I'm a member of the AIM Global RFID Experts Group, and I'm leading a workgroup where we're writing the quality standard for RFID tags and how you determine it. So I [speak at] a lot of conferences.

Last year, the conferences had vendor attendees listed in the 10-to-12 range. Now there are 50, 100, 200 vendors. That to me is frightening because the market hasn't taken off and these people are trying to find business, which means they're trying to make business. A lot of them aren't prepared. In addition, the standard - [EPCglobal's UHF Generation 2 air interface protocol, commonly referred to as] Gen2 - is only emerging, and the parts required to make it successful are barely available. The timing has it that there are more suppliers than there are customers or parts. That's incredibly frightening.

I was at a conference recently and - I get a little angry about this stuff - I instructed the audience to go into the vendor group, and if they saw any vendor demonstrating RFID with empty cardboard boxes, they needed to physically pick up the boxes and declare the vendor as a fraud. Those of us who have been in this industry, practicing RFID, graduated from demoing empty boxes 15 years ago. That was cool 15 years ago when RFID really was science fair technology.

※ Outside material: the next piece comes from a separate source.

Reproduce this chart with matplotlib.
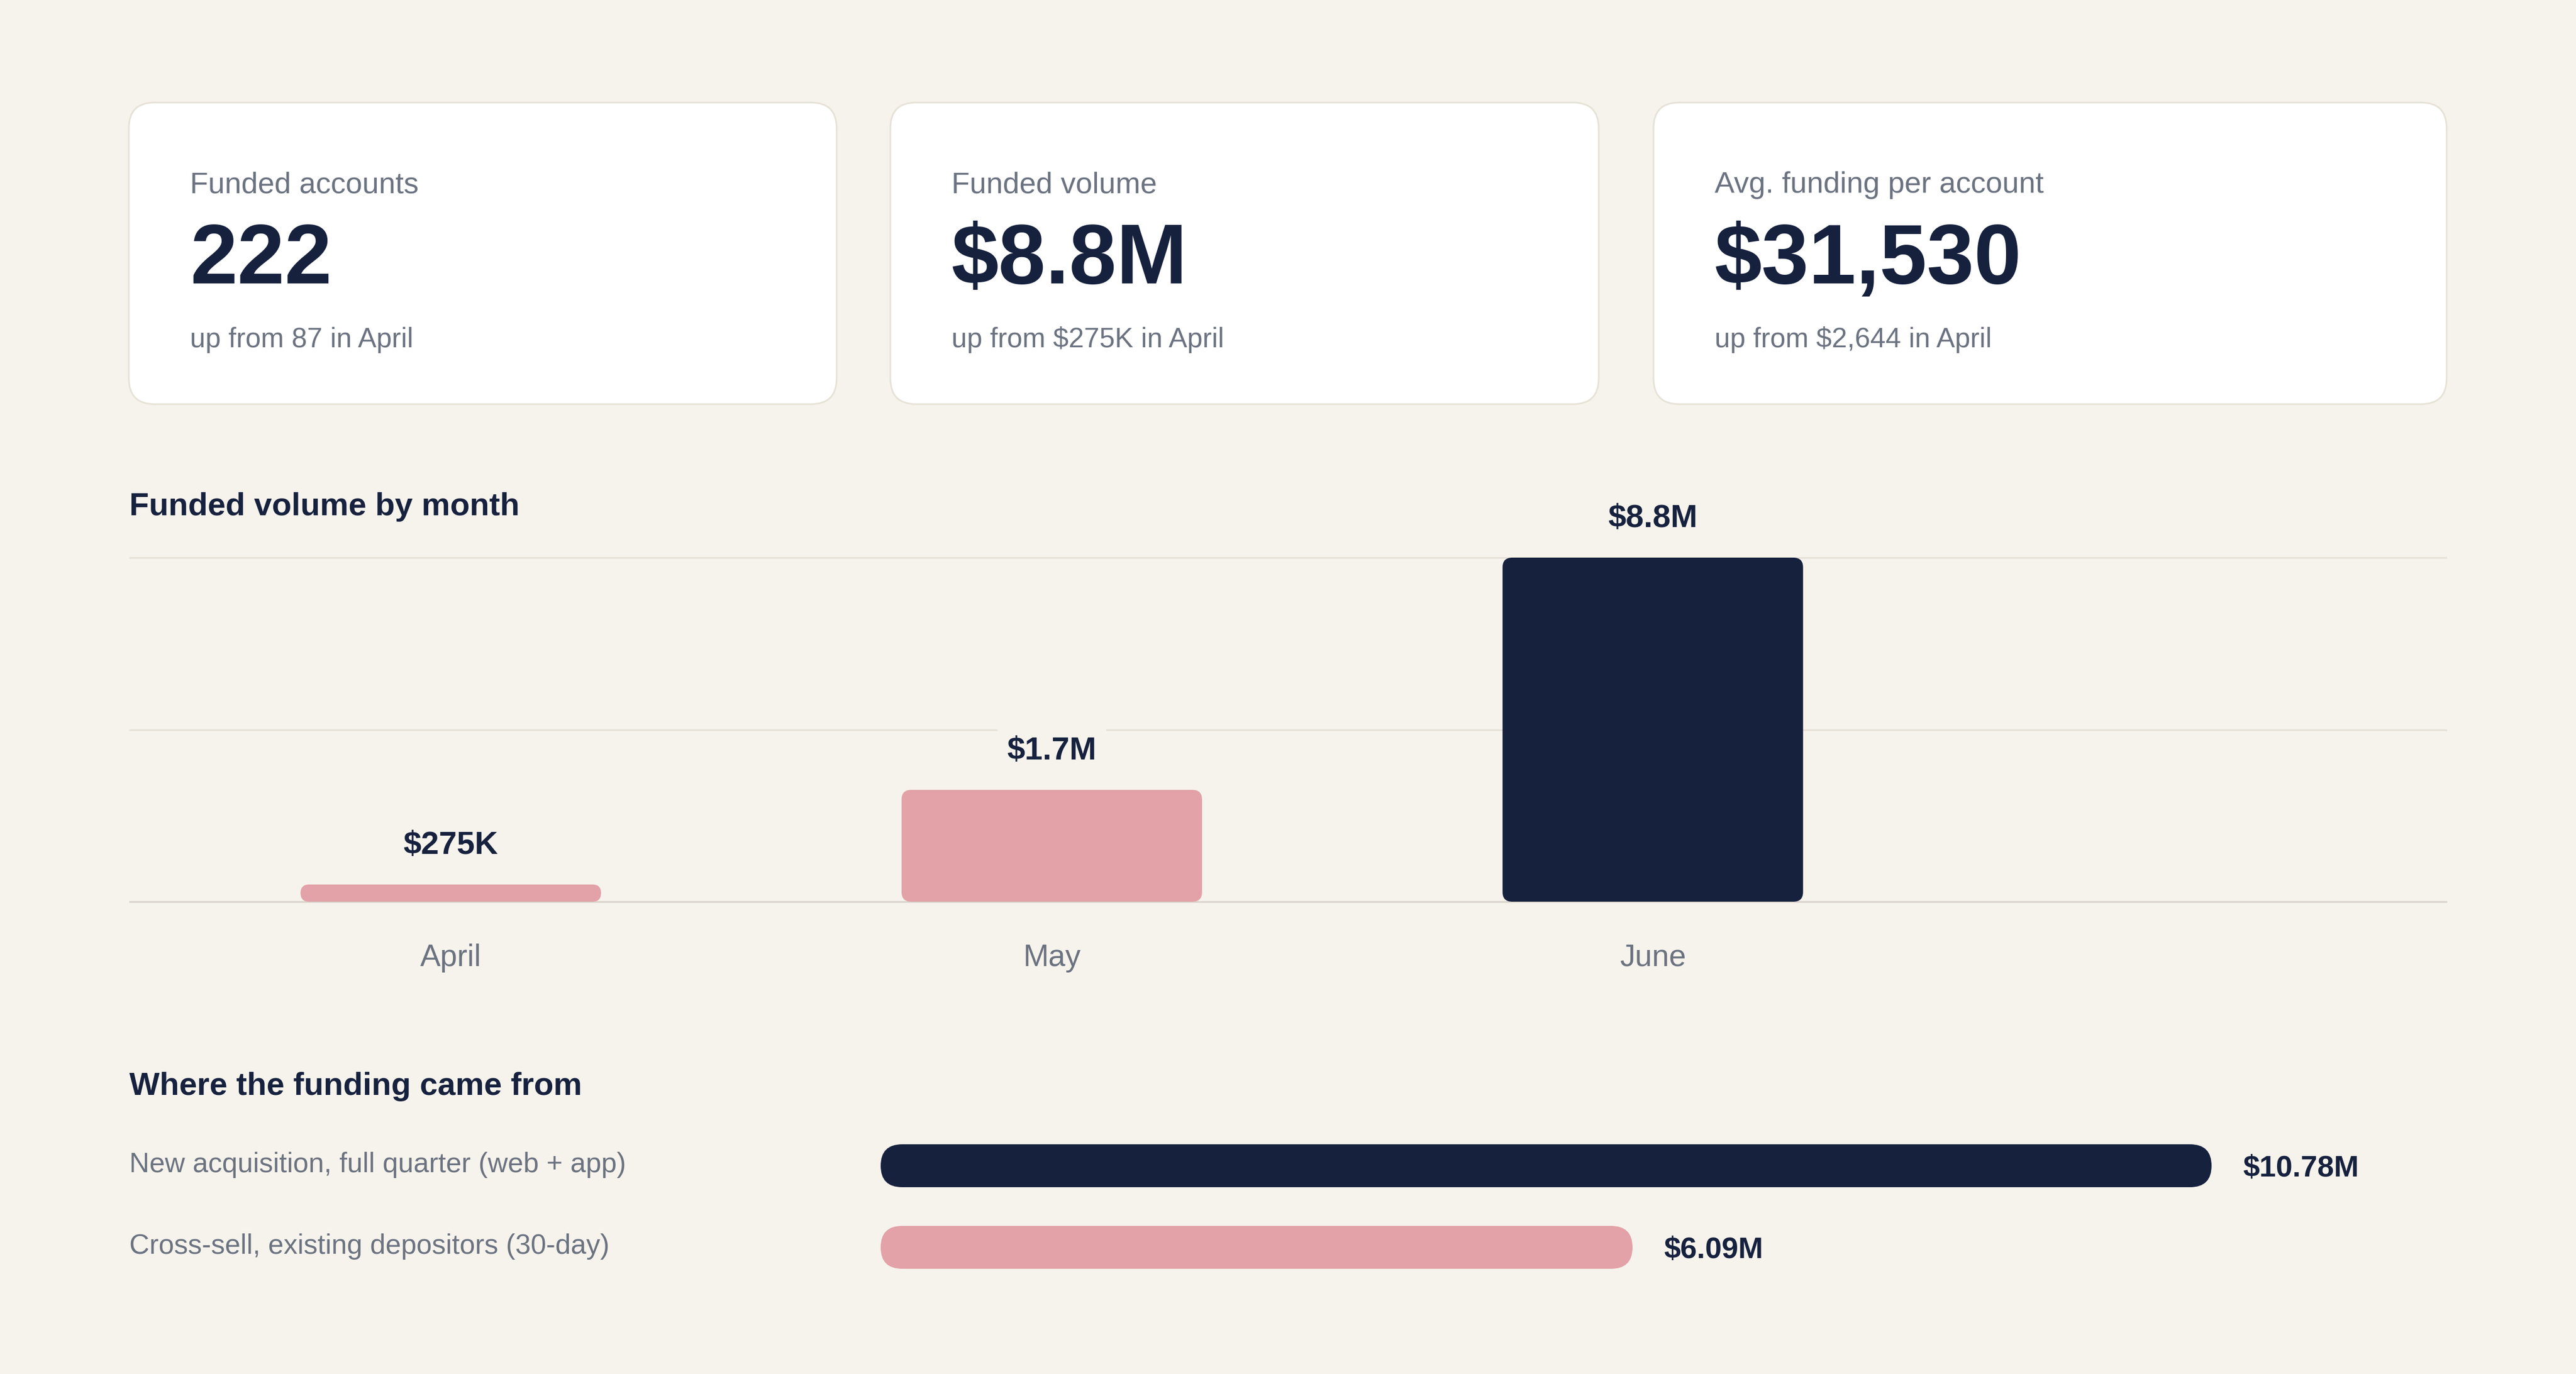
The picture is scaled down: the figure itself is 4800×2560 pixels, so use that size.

I fly on any given week to Japan, Korea, Singapore, Germany, France, Spain, Sweden, England - anywhere there's an opportunity to interact with one of our competitors, the standards bodies, or customers. When I originally forecast my role for this year with my boss, I thought I could stop traveling because of the genesis of the Gen 2 standard. The year before, the goal was easy - to create a single standard. Now that we're getting toward a single standard, we have a new problem: An incredible hoard of incompetent idiots are now showing up on every doorstep claiming to be experts at this single solution. And so now I even have a bigger risk of our competitors or customers, listening to them and then forcing some implementation of the standard that actually isn't [compliant].